Why is it important to know where turtles nest? The answer is deceptively simple: to inform conservationists, policy makers and coastal developers, and to encourage countries to work together to safeguard important habitat and protect these ancient creatures.
In collaboration with more than 200 Data Providers and other experts in 45 nations and territories, a decadal update of Dow et al. (2007) identifies every known sea turtle nesting site in the Wider Caribbean Region (WCR), including Bermuda and Brazil. The resulting digital landscape significantly expands scientists’ understanding of habitat use and facilitates the creation of operational frameworks to gauge populations, monitor species recovery, and safeguard habitat.
The 2019 Atlas maps 1,438 nesting beaches – and because some sites host nesting by multiple species, 2,929 species-specific sites are named. Of these, 90% can be categorized in terms of abundance; i.e., <25, 25-100, 100-500, 500-1,000, or >1,000 nesting crawls per year.
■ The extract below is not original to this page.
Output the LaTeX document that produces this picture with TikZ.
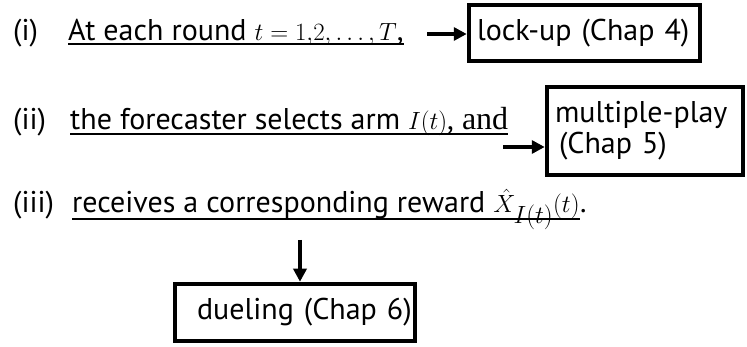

The data confirm that the number of sites with unquantified nesting has declined by more than 50% across all species since Dow et al. 2007. In particular, considerable advances are made in quantifying nesting activity at hawksbill and green turtle sites, and we find that leatherbacks are now the least known, with 15% of all known nesting sites associated with unknown crawl abundances.
The Atlas confirms that large nesting colonies remain rare. Nesting grounds receiving more than 1,000 crawls per year range from 1.0% (hawksbill) and 2.0% (leatherback) of known species-specific sites, to 29% in the case of the olive ridley. In contrast, with the exception of the olive ridley, 51% – 70% of known nesting sites (across all species) support fewer than 25 crawls (fewer than 10 reproductively active females) per year.
The Atlas will help facilitate further research and analysis of sea turtle abundance, including population trends at Index Monitoring sites. Finally, the data confirm that the regulatory landscape remains fragmented, but much less so than a decade ago. Today, 37 (82%) WCR nations and territories prohibit sea turtle exploitation year-around; four of these (Colombia, Honduras, Nicaragua, Suriname) provide for legal exceptions related to “traditional” or “subsistence” exploitation.